Researchers at the University of Maine have discovered the first population of endangered shortnose sturgeon in the Penobscot River in nearly 30 years, offering scientists hope that habitat conditions in the river are improving.

During the past week, a research team has pulled 23 shortnose sturgeon from several spots in the Penobscot near Winterport. Discovery of so many fish likely rules out any chance that the sturgeon had strayed into the Penobscot from other rivers, researchers said Wednesday.

“It means there is hope for recovery of a species in our system and one that represents a really unique component of our ecology,” said Michael Kinnison, co-leader of the project and a professor of biological sciences at the University of Maine in Orono. “It is part of our history.”

A cousin of the much larger and better known Atlantic sturgeon, shortnose sturgeon are reclusive bottom dwellers that spend most of their lives in their home rivers. They can live 30 years or longer and weigh up to 25 pounds. Atlantic sturgeon, by comparison, can grow to a length of 8 feet and weigh 300 pounds or more. Sturgeon are primitive creatures with bodies that haven’t changed much since the days of the dinosaurs. These “living fossils” have a series of bony plates that run the length of their bodies, a forked tail and a mouth on the underside of the head to enable bottom feeding.

The federal government designated shortnose sturgeon as “endangered” in 1967, several years before the Endangered Species Act became official. The Atlantic sturgeon is listed as a “species of special concern.” Dams, polluted rivers and overfishing – in part for their prized caviar – are often blamed for the collapse of the sturgeon population in Maine and elsewhere.

The last documented case of a shortnose sturgeon in the Penobscot was in 1978 despite several extensive scientific surveys in the decades since. The fish are known to inhabit other Maine rivers, including the Kennebec and Androscoggin.

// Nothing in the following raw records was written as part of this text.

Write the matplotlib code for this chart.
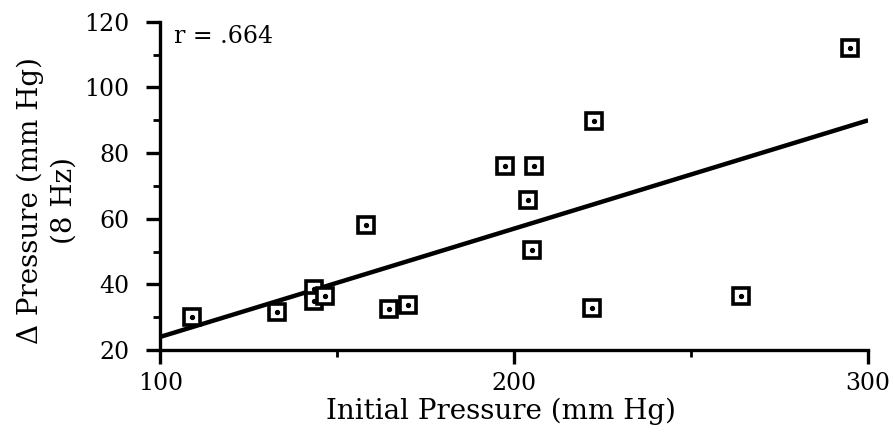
import matplotlib
matplotlib.use("Agg")
import matplotlib.pyplot as plt
import numpy as np

# values
initial_p = [109, 133, 143.5, 143.5, 146.5, 158, 164.5, 170, 197.5, 205.5, 204, 205, 222.5, 222, 264, 295]
delta_p = [30, 31.5, 38.5, 34.8, 36.5, 58, 32.5, 33.7, 76, 76, 65.7, 50.5, 89.8, 32.8, 36.5, 112]
fit_x = [100, 300]
fit_y = [24, 90]
r_text = "r = .664"

plt.rcParams['font.family'] = ['DejaVu Serif']
plt.rcParams['xtick.major.pad'] = 6
plt.rcParams['ytick.major.pad'] = 12

fig = plt.figure(figsize=(8.95, 4.37), dpi=100)
ax = fig.add_axes([0.179, 0.199, 0.791, 0.751])

ax.plot(fit_x, fit_y, color='black', linewidth=3.2, solid_capstyle='butt', zorder=2)
ax.plot(initial_p, delta_p, linestyle='none', marker='s', markersize=12,
        markerfacecolor='white', markeredgecolor='black', markeredgewidth=2.6, zorder=3)
ax.plot(initial_p, delta_p, linestyle='none', marker='o', markersize=2.8,
        color='black', zorder=4)

ax.set_xlim(100, 300)
ax.set_ylim(20, 120)
ax.set_xticks([100, 200, 300])
ax.set_xticks([150, 250], minor=True)
ax.set_yticks([20, 40, 60, 80, 100, 120])
ax.set_yticks([30, 50, 70, 90, 110], minor=True)

for side in ['top', 'right']:
    ax.spines[side].set_visible(False)
for side in ['left', 'bottom']:
    ax.spines[side].set_linewidth(2.4)

ax.tick_params(which='major', direction='out', length=10, width=2.4)
ax.tick_params(which='minor', direction='out', length=5, width=2.0)
for lab in ax.get_xticklabels() + ax.get_yticklabels():
    lab.set_fontsize(17)

ax.set_xlabel("Initial Pressure (mm Hg)", fontsize=20, labelpad=2, x=0.482)
ax.set_ylabel("Δ Pressure (mm Hg)\n(8 Hz)", fontsize=20, labelpad=5,
              linespacing=1.3, y=0.455)

ax.text(0.02, 0.99, r_text, transform=ax.transAxes, fontsize=17, va='top', ha='left')

fig.savefig("out.png", dpi=100)
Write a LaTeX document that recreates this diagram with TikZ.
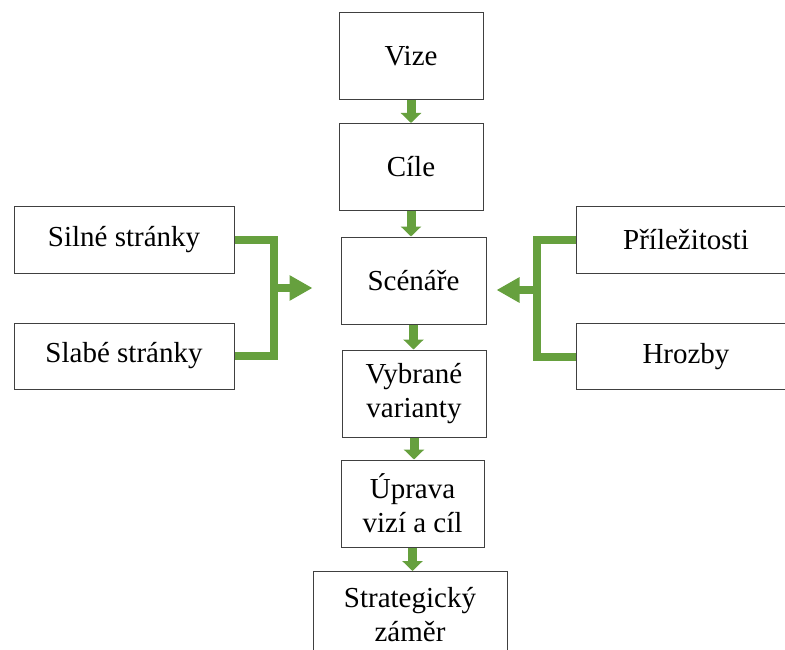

UM graduate student Stephen Fernandes and several others were primarily gill-netting for Atlantic sturgeon near Winterport as part of his work with Kinnison and the other project co-director, Gayle Zydlewski, a professor of marine sciences at the university.

So Fernandes said he was elated to see the first shortnose sturgeon netted on June 14. The group caught another 10 shortnoses during the next six days and then a dozen more on Wednesday alone.

“I was as excited as all can be. It was crazy,” Fernandes, a master’s student in ecology and environmental science, said Wednesday in an interview. “We had already been fishing the nets for a while and hadn’t caught anything.”

Fernandes implanted special transmitters into five of the fish, which will allow researchers to track their movements up and down the Penobscot. Kinnison said he hopes that the tracking devices will lead the team to more shortnose sturgeon, which will help with population studies.

Kinnison acknowledged that there are many unknowns about the sturgeon’s sudden reappearance. Sturgeon can be difficult to find, meaning the fish could have been in the river all along but simply evaded detection.

They are also not likely to be caught by anglers, and even if they were, the fish could be misidentified or simply tossed back as an odd catch, he said.

Kinnison also said that habitat conditions for both the shortnose and Atlantic sturgeon have improved in the Penobscot in recent decades, thanks largely to the removal of several lower dams and efforts to clean up pollution.

The campaign to remove three more dams on the river – known as the Penobscot River Restoration Agreement – should open up even more river to sturgeon as well as other species, including the endangered Atlantic salmon.

“As long as we don’t degrade the river appreciably … there is a good chance these fish can hold on,” Kinnison said.

The UM study on sturgeon is funded by a grant from the National Oceanic and Atmospheric Administration’s Fisheries Service. Joseph Zydlewski with the U.S. Geological Survey’s Cooperative Fish and Wildlife Research Unit also is assisting with the project.

“It is really great news that shortnose sturgeon have been confirmed in the Penobscot,” Thomas Squiers, director of the Resource Management Stock Enhancement Division of the Maine Department of Marine Resources, said in a statement. “The next step will be to locate where these fish are spawning, and to confirm the presence of eggs and larvae.”